# Little Fel photo dump



## Indigo Bully Connection (Dec 21, 2006)




----------



## buzhunter (Sep 3, 2007)

Growing up nice!


----------



## FloorCandy (Feb 19, 2009)

What a handsome boy! His ears are very well done.


----------



## Sadie's Dad (Jul 9, 2009)

Wow getting big!!


----------



## Indigo Bully Connection (Dec 21, 2006)

Thanks you guys... Felony is by far our sweetest girl!


----------



## MY MIKADO (Apr 7, 2006)

She is looking good. So i guess you are keeping her. Oh how that sore turn out. Did they figure out what was wrong with her.


----------



## wheezie (Aug 4, 2006)

wow she got big, post some puppy pics!!!


----------



## dixieland (Aug 14, 2009)

She's grown alot!She is indeed a very pretty girl!


----------



## davidfitness83 (Jul 7, 2009)

She is very clean, I like her a lot!! Do you breed ?


----------



## Indigo Bully Connection (Dec 21, 2006)

MY MIKADO said:


> She is looking good.
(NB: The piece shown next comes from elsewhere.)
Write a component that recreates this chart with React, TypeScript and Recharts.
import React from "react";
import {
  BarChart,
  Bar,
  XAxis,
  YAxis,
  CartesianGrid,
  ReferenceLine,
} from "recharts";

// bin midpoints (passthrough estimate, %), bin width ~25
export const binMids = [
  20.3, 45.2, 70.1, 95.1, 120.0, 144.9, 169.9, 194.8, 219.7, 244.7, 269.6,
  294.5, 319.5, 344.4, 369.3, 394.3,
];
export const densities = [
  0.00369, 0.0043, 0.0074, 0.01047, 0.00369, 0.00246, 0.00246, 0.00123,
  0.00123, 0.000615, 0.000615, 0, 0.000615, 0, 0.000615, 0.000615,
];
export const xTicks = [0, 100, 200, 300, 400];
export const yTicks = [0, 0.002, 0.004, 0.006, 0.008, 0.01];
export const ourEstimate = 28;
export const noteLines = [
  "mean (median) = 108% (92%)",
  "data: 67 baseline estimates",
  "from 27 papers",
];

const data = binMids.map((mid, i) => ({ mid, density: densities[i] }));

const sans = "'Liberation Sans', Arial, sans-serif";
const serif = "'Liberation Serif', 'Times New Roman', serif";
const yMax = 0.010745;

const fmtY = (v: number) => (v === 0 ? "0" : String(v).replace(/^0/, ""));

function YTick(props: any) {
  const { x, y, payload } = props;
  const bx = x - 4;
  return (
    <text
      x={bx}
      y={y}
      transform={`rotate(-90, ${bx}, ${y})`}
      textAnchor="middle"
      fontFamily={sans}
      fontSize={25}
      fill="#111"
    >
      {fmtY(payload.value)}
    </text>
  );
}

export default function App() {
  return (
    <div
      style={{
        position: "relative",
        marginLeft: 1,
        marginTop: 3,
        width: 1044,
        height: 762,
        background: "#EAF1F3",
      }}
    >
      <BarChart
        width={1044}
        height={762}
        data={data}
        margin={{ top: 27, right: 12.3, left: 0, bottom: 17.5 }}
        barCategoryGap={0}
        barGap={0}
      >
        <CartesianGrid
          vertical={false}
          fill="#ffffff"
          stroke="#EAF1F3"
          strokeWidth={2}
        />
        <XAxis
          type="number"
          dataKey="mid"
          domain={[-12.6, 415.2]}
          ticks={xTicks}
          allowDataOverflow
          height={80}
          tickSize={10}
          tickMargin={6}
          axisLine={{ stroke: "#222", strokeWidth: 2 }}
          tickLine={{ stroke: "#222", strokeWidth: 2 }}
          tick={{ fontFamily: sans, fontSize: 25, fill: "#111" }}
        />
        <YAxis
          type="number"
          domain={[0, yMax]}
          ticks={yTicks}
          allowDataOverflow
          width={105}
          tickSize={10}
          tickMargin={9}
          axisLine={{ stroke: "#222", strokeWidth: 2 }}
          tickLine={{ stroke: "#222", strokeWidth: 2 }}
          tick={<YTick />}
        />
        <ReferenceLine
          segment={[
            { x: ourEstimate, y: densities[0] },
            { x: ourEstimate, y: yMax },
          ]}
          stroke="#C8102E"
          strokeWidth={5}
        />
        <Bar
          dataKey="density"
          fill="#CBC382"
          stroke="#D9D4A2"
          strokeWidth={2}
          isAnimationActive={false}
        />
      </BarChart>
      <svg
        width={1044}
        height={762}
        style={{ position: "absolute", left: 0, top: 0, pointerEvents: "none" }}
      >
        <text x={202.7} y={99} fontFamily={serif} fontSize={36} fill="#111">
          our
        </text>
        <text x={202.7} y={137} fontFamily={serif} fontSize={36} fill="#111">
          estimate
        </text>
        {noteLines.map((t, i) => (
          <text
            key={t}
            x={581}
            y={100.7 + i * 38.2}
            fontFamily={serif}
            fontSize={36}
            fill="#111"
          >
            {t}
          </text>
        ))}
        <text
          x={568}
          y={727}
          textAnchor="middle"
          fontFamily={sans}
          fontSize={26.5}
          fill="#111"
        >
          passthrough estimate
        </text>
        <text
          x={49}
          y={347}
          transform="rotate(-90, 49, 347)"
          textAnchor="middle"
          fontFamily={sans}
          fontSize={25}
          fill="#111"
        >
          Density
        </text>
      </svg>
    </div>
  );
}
So i guess you are keeping her. Oh how that sore turn out. Did they figure out what was wrong with her.


Thanks Sharon, lol yes she's here for forever... I can't say that I mind one bit though! No, they never figured out what that little growth was. It never came back though.



wheezie said:


> wow she got big, post some puppy pics!!!
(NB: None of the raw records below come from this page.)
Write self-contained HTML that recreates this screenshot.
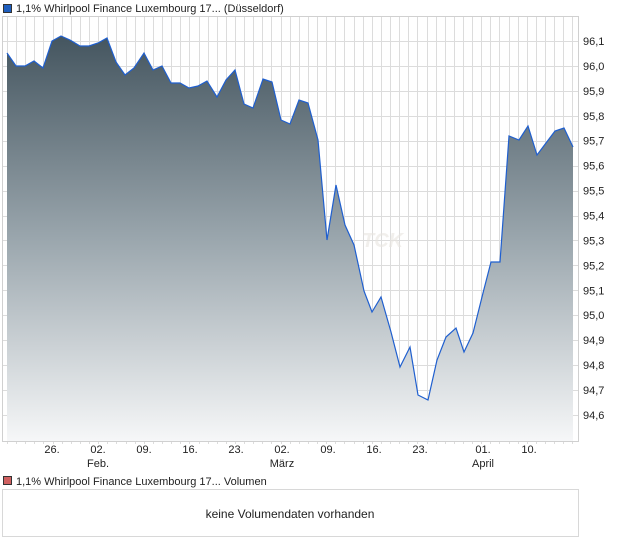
<!DOCTYPE html>
<html><head><meta charset="utf-8"><style>
body{margin:0;background:#fff;width:620px;height:546px;overflow:hidden;font-family:"Liberation Sans",sans-serif;}
</style></head><body>
<svg width="620" height="546" xmlns="http://www.w3.org/2000/svg" font-family="Liberation Sans, sans-serif">
<defs>
<linearGradient id="g" gradientUnits="userSpaceOnUse" x1="0" y1="36" x2="0" y2="441">
<stop offset="0" stop-color="#44555f"/>
<stop offset="0.5" stop-color="#9aa6ad"/>
<stop offset="1" stop-color="#f6f7f8"/>
</linearGradient>
</defs>
<rect x="3.5" y="4.5" width="8" height="8" fill="#1f5fbf" stroke="#333" stroke-width="1"/>
<text x="16" y="12" font-size="11" fill="#222">1,1% Whirlpool Finance Luxembourg 17... (Düsseldorf)</text>
<g stroke="#dcdcdc" stroke-width="1" id="grid"></g>
<path id="area" fill="url(#g)"/>
<path id="line" fill="none" stroke="#1f5fcf" stroke-width="1.2"/>
<text x="362" y="247" font-size="20" font-style="italic" font-weight="bold" fill="#e8e4e0" fill-opacity="0.6">TCK</text>
<rect x="2.5" y="16.5" width="576" height="425" fill="none" stroke="#d0d0d0"/>
<g font-size="11" fill="#222" id="ylab"></g>
<g font-size="11" fill="#222" text-anchor="middle">
<text x="52" y="453">26.</text><text x="98" y="453">02.</text><text x="98" y="467">Feb.</text>
<text x="144" y="453">09.</text><text x="190" y="453">16.</text><text x="236" y="453">23.</text>
<text x="282" y="453">02.</text><text x="282" y="467">März</text>
<text x="328" y="453">09.</text><text x="374" y="453">16.</text><text x="420" y="453">23.</text>
<text x="483" y="453">01.</text><text x="483" y="467">April</text><text x="529" y="453">10.</text>
</g>
<rect x="3.5" y="476.5" width="8" height="8" fill="#d06060" stroke="#333" stroke-width="1"/>
<text x="16" y="485" font-size="11" fill="#222">1,1% Whirlpool Finance Luxembourg 17... Volumen</text>
<rect x="2.5" y="489.5" width="576" height="47" fill="none" stroke="#d8d8d8"/>
<text x="290" y="518" font-size="12" fill="#222" text-anchor="middle">keine Volumendaten vorhanden</text>
</svg>
<script>
var ns="http://www.w3.org/2000/svg";
var g=document.getElementById('grid');
function ln(x1,y1,x2,y2){var l=document.createElementNS(ns,'line');l.setAttribute('x1',x1);l.setAttribute('y1',y1);l.setAttribute('x2',x2);l.setAttribute('y2',y2);g.appendChild(l);}
for(var x=7;x<578;x+=9.12){var xx=Math.round(x)+0.5;ln(xx,17,xx,441);}
var yl=document.getElementById('ylab');
for(var i=0;i<=15;i++){var v=96.1-i*0.1;var y=41+i*24.93;var yy=Math.round(y)+0.5;ln(3,yy,578,yy);
var t=document.createElementNS(ns,'text');t.setAttribute('x',583);t.setAttribute('y',y+4);t.textContent=v.toFixed(1).replace('.',',');yl.appendChild(t);}
for(var x=7;x<578;x+=9.12){var xx=Math.round(x)+0.5;ln(xx,441,xx,444);}
var p=[[7,53],[16,66],[25,66],[34,61],[43,68],[52,41],[61,36],[70,40],[80,46],[89,46],[98,43],[107,38],[116,62],[125,75],[134,68],[144,53],[153,70],[162,66],[171,83],[180,83],[189,88],[198,86],[207,81],[217,97],[226,80],[235,70],[244,104],[253,108],[263,79],[272,82],[281,120],[290,124],[299,100],[308,103],[318,140],[327,240],[336,185],[345,225],[354,245],[364,291],[372,312],[381,297],[391,332],[400,367],[410,347],[418,395],[428,400],[437,360],[446,337],[456,328],[464,352],[473,333],[483,293],[491,262],[500,262],[509,136],[519,140],[528,126],[537,155],[546,143],[555,131],[564,128],[573,147]];
var d=p.map(function(q,i){return (i?'L':'M')+q[0]+','+q[1];}).join('');
document.getElementById('line').setAttribute('d',d);
document.getElementById('area').setAttribute('d',d+'L573,441L7,441Z');
</script>
</body></html>
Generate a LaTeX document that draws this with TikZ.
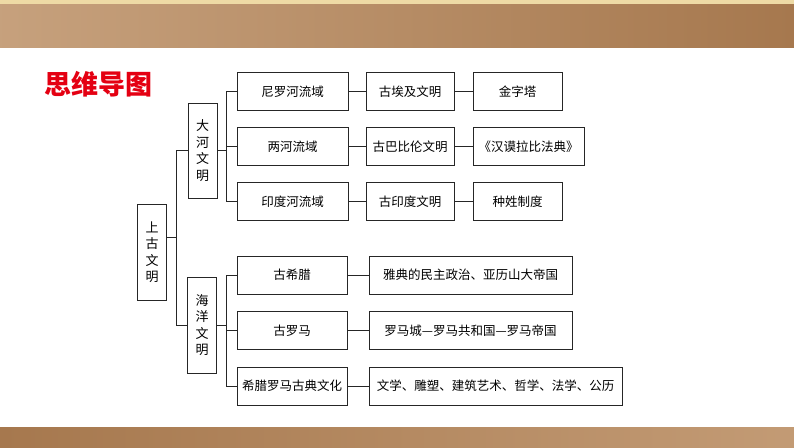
\documentclass[tikz,border=0pt]{standalone}
\usepackage{fontspec}
\newfontfamily\cjk{Noto Sans CJK SC}
\usetikzlibrary{positioning,calc}
\definecolor{bandbrown}{RGB}{184,137,92}
\definecolor{banddark}{RGB}{166,120,78}
\definecolor{bandlight}{RGB}{238,218,165}
\definecolor{titlered}{RGB}{228,0,18}
\tikzset{
  box/.style={draw=black!85, line width=0.9pt, fill=white, inner sep=0pt,
    minimum height=38pt, font=\cjk\fontsize{12.5}{14}\selectfont},
  vbox/.style={box, align=center, minimum width=29pt, minimum height=96pt,
    font=\cjk\fontsize{13}{16.5}\selectfont},
  link/.style={line width=0.8pt, draw=black!85},
}

\begin{document}
\begin{tikzpicture}[x=1pt,y=-1pt]
\useasboundingbox (0,0) rectangle (794,447);
% --- background bands ---
\shade[left color=bandbrown!80!white, right color=banddark] (0,0) rectangle (794,47);
\fill[bandlight] (0,0) rectangle (794,4);
\shade[left color=banddark, right color=bandbrown!85!white] (0,427) rectangle (794,447);

% --- title ---
\node[font=\cjk\bfseries\fontsize{27}{30}\selectfont, text=titlered] (title) at (98,84) {思维导图};

% --- left column ---
\node[vbox] (shanggu) at (152,252) {上\\古\\文\\明};
\node[vbox, minimum height=95pt] (dahe) at (202.5,150.5) {大\\河\\文\\明};
\node[vbox] (haiyang) at (202,325) {海\\洋\\文\\明};

% --- river civilisations ---
\node[box, minimum width=111pt] (nile) at (292.5,91.5) {尼罗河流域};
\node[box, minimum width=88pt] (egypt) at (410,91.5) {古埃及文明};
\node[box, minimum width=89pt] (pyramid) at (517.5,91.5) {金字塔};

\node[box, minimum width=111pt] (tigris) at (292.5,146.5) {两河流域};
\node[box, minimum width=88pt] (babylon) at (410,146.5) {古巴比伦文明};
\node[box, minimum width=111pt] (code) at (528.5,146.5) {《汉谟拉比法典》};

\node[box, minimum width=111pt] (indus) at (292.5,201.5) {印度河流域};
\node[box, minimum width=88pt] (india) at (410,201.5) {古印度文明};
\node[box, minimum width=89pt] (caste) at (517.5,201.5) {种姓制度};

% --- sea civilisations ---
\node[box, minimum width=110pt] (greece) at (292,275) {古希腊};
\node[box, minimum width=203pt] (athens) at (470.5,275) {雅典的民主政治、亚历山大帝国};

\node[box, minimum width=110pt] (rome) at (292,330.5) {古罗马};
\node[box, minimum width=203pt] (romecity) at (470.5,330.5) {罗马城—罗马共和国—罗马帝国};

\node[box, minimum width=110pt] (classic) at (292,386) {希腊罗马古典文化};
\node[box, minimum width=253pt] (arts) at (495.5,386) {文学、雕塑、建筑艺术、哲学、法学、公历};

% --- brackets ---
\coordinate (b0) at ($(dahe.west)!0.5!(haiyang.west)+(-10.5,0)$);
\draw[link] (dahe.west) -| (b0) |- (haiyang.west);
\draw[link] (shanggu.east |- b0) -- (b0);

\coordinate (b1) at ($(dahe.east)+(9,0)$);
\draw[link] (dahe.east) -- (b1);
\draw[link] (nile.west) -| (b1) |- (indus.west);
\draw[link] (tigris.west) -- (tigris.west -| b1);

\coordinate (b2) at ($(haiyang.east)+(9,0)$);
\draw[link] (haiyang.east) -- (b2);
\draw[link] (greece.west) -| (b2) |- (classic.west);
\draw[link] (rome.west) -- (rome.west -| b2);

% --- row links ---
\draw[link] (nile) -- (egypt);
\draw[link] (egypt) -- (pyramid);
\draw[link] (tigris) -- (babylon);
\draw[link] (babylon) -- (code);
\draw[link] (indus) -- (india);
\draw[link] (india) -- (caste);
\draw[link] (greece) -- (athens);
\draw[link] (rome) -- (romecity);
\draw[link] (classic) -- (arts);
\end{tikzpicture}
\end{document}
Lol I do need to post some kind of comparisson lol



dixieland said:


> She's grown alot!She is indeed a very pretty girl!


Thanks so much!



davidfitness83 said:


> She is very clean, I like her a lot!! Do you breed ?


Thanks David... I had this one litter because their mom was a co-own... IDK really how to answer that question without shooting myself in the foot one way or another. I'm not really a breeder, but if one of these dogs proves themselves worthy to me, maybe a litter would happen, but that would be at least 1.5-2 years from now.


----------



## davidfitness83 (Jul 7, 2009)

I have tons of work to do with Bernie but I will be looking for a girl within that time range so perhaps we can talk about it then =) I want a low drive laid back dog.. so far Bernie's hyperness ressembles that of a turtle lol he can have his moments but I think his temperament makes him ideal for obedience so far. I def want a famale so we'll see where your dogs are at then.


----------



## Indigo Bully Connection (Dec 21, 2006)
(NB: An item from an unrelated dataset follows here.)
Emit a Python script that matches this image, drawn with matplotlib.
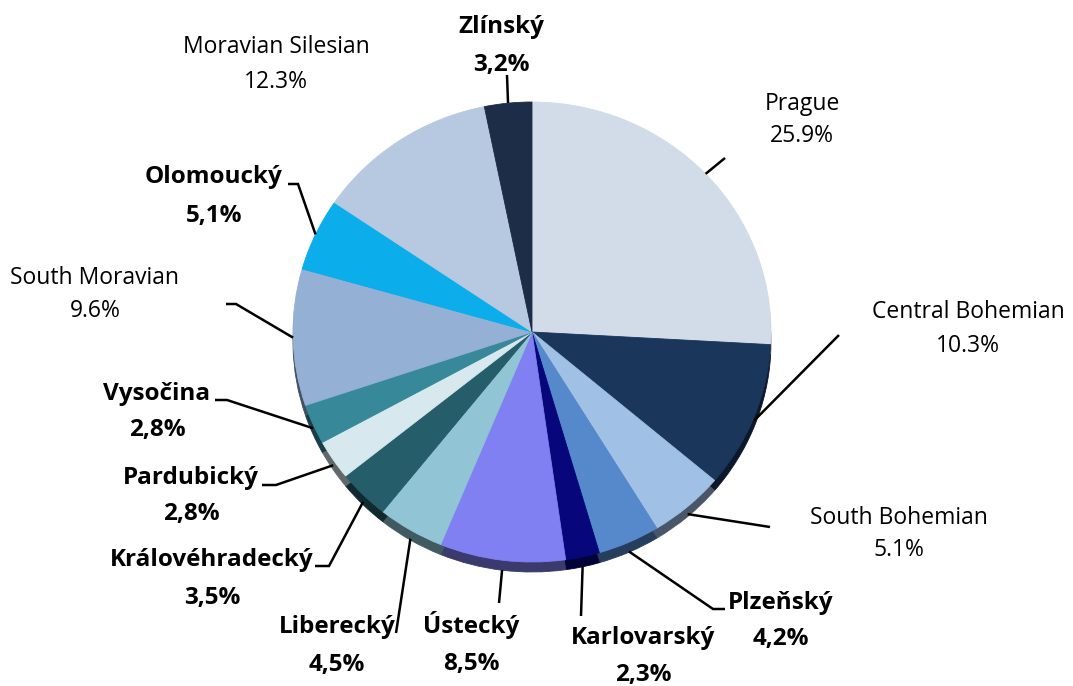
import matplotlib
matplotlib.use("Agg")
import matplotlib.pyplot as plt
import numpy as np

# --- data -------------------------------------------------------------
regions = ["Prague", "Central Bohemian", "South Bohemian", "Plzeňský",
           "Karlovarský", "Ústecký", "Liberecký", "Královéhradecký",
           "Pardubický", "Vysočina", "South Moravian", "Olomoucký",
           "Moravian Silesian", "Zlínský"]
shares = [25.9, 10.3, 5.1, 4.2, 2.3, 8.5, 4.5, 3.5, 2.8, 2.8, 9.6, 5.1, 12.3, 3.2]

# regions labelled in plain type with a decimal point (others: bold, decimal comma)
plain_labels = {"Prague", "Central Bohemian", "South Bohemian",
                "South Moravian", "Moravian Silesian"}

colors = ["#D1DCE8", "#1B365B", "#A0C0E5", "#5589CB", "#07077B", "#8080F2",
          "#91C5D6", "#265D6A", "#D7E8EE", "#37899A", "#95B0D5", "#0BAEEA",
          "#B7C9E0", "#1D2D47"]

# label layout in pixel space (x centre, baseline of name, baseline of value,
# leader points running from the label towards the pie)
label_layout = {
    "Prague":            (802, 110, 142, [(725, 158)]),
    "Central Bohemian":  (968, 318, 352, [(839, 335)]),
    "South Bohemian":    (899, 524, 556, [(770, 527)]),
    "Plzeňský":          (781, 609, 645, [(725, 609), (713, 609)]),
    "Karlovarský":       (643, 644, 681, [(581, 616)]),
    "Ústecký":           (471, 633, 670, [(499, 603)]),
    "Liberecký":         (337, 633, 671, [(396, 633)]),
    "Královéhradecký":   (212, 566, 604, [(315, 566), (329, 566)]),
    "Pardubický":        (191, 484, 520, [(262, 485), (276, 485)]),
    "Vysočina":          (157, 400, 436, [(215, 400), (227, 400)]),
    "South Moravian":    (95, 284, 317, [(226, 304), (236, 304)]),
    "Olomoucký":         (214, 183, 222, [(288, 184), (298, 184)]),
    "Moravian Silesian": (276, 53, 88, []),
    "Zlínský":           (501, 33, 71, [(507, 75)]),
}

plt.rcParams["font.family"] = ["Open Sans", "DejaVu Sans"]

W, H = 1073, 686
fig = plt.figure(figsize=(W / 100, H / 100), dpi=100)
fig.patch.set_facecolor("white")

# pie axes: top surface spans x 293..771 px, y 102..562 px; the side rim
# adds ~10 px below
rim = 10 / 230
px_left, px_right, px_top, px_bottom = 293, 771, 102, 572
pax = fig.add_axes([px_left / W, 1 - px_bottom / H,
                    (px_right - px_left) / W, (px_bottom - px_top) / H])


def darken(c, f):
    rgb = np.array(matplotlib.colors.to_rgb(c))
    return tuple(rgb * f)


rim_colors = [darken(c, 0.45) for c in colors]
rim_wedges, _ = pax.pie(shares, colors=rim_colors, startangle=90,
                        counterclock=False, radius=1, center=(0, -rim))
wedges, _ = pax.pie(shares, colors=colors, startangle=90,
                    counterclock=False, radius=1, center=(0, 0))
for w in list(rim_wedges) + list(wedges):
    w.set_edgecolor(w.get_facecolor())
    w.set_linewidth(0.6)
pax.set_aspect("auto")
pax.set_xlim(-1, 1)
pax.set_ylim(-1 - rim, 1)
pax.axis("off")

# overlay axes in pixel coordinates (y downwards) for labels and leaders
ov = fig.add_axes([0, 0, 1, 1])
ov.set_xlim(0, W)
ov.set_ylim(H, 0)
ov.axis("off")
ov.patch.set_alpha(0)

to_ov = ov.transData.inverted()

for name, value, w in zip(regions, shares, wedges):
    x, b1, b2, leader = label_layout[name]
    plain = name in plain_labels
    val_txt = f"{value:.1f}%" if plain else f"{value:.1f}%".replace(".", ",")
    if plain:
        kw = dict(fontsize=16.5, fontweight="medium", color="#000000")
    else:
        kw = dict(fontsize=17.5, fontweight="bold", color="#000000")
    ov.text(x, b1, name, ha="center", va="baseline", **kw)
    ov.text(x, b2, val_txt, ha="center", va="baseline", **kw)

    if leader:
        # leader ends on the wedge's outer edge at its mid angle; on the lower
        # half it reaches down over the visible side rim
        th = np.deg2rad((w.theta1 + w.theta2) / 2)
        ux, uy = np.cos(th), np.sin(th)
        if uy < 0:
            uy += rim * uy
        anchor = to_ov.transform(pax.transData.transform((ux, uy)))
        pts = np.array(leader + [tuple(anchor)])
        ov.plot(pts[:, 0], pts[:, 1], color="black", lw=1.8,
                solid_capstyle="butt", solid_joinstyle="miter")

fig.savefig("out.png", dpi=100, facecolor="white")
Good deal David, hopefully it'll all work out for both of us.  When and if I do, at least my side of the "breeding" will be health tested. Hopefully by the time it comes around to decide, the health testing will catch on for the bully community and I'll have more quality to choose from


----------



## DueceAddicTed (Sep 28, 2009)

She is a beauty Shana ... I'm just like wow


----------



## ~StangChick~ (Jan 1, 2009)

very pretty!!


----------



## American_Pit13 (Apr 23, 2007)

She really has grown up nice!


----------



## Nizmo (Jan 15, 2009)

i love that dog. she is coming out beautiful.


----------



## meganc66 (Mar 6, 2009)

HOLY 
MOLY
she is hawt!!!!!!!!!!

I FRIGGIN LOVE HER!


----------



## vdubbinya (Oct 8, 2008)

growin good on this side also! great pix


----------



## apbtmom76 (Nov 4, 2008)

OMG she is getting so big, so very pretty.


----------



## performanceknls (Apr 4, 2009)

OMG look how big she is! she looks great and man those shoulders! alright where is PIG!? lol I think Pig want to come live with me


----------



## vdubbinya (Oct 8, 2008)

pig would be in time out too much with you


----------



## reddoggy (Jan 31, 2008)

*sigh*
She's so friggin purdy


----------



## Black Rabbit (Nov 14, 2009)

Wow she is so beautiful, growing up great


----------



## CraziNate (Oct 15, 2009)

What a good looking girl!


----------



## Indigo Bully Connection (Dec 21, 2006)

Thanks so much ya'll!


----------



## Nizmosmommy (Jun 1, 2009)

SUCH A GOOD LOOKING DOG.
I just wanna steal it from you.


----------



## performanceknls (Apr 4, 2009)

vdubbinya said:


> pig would be in time out too much with you


Are you kidding she was spoiled here! And Shana, am I going to have to go to FL and take Pig pictures myself? lol


----------



## reddoggy (Jan 31, 2008)

She says you can come down and have free board if you train and photograph for her, LOL


----------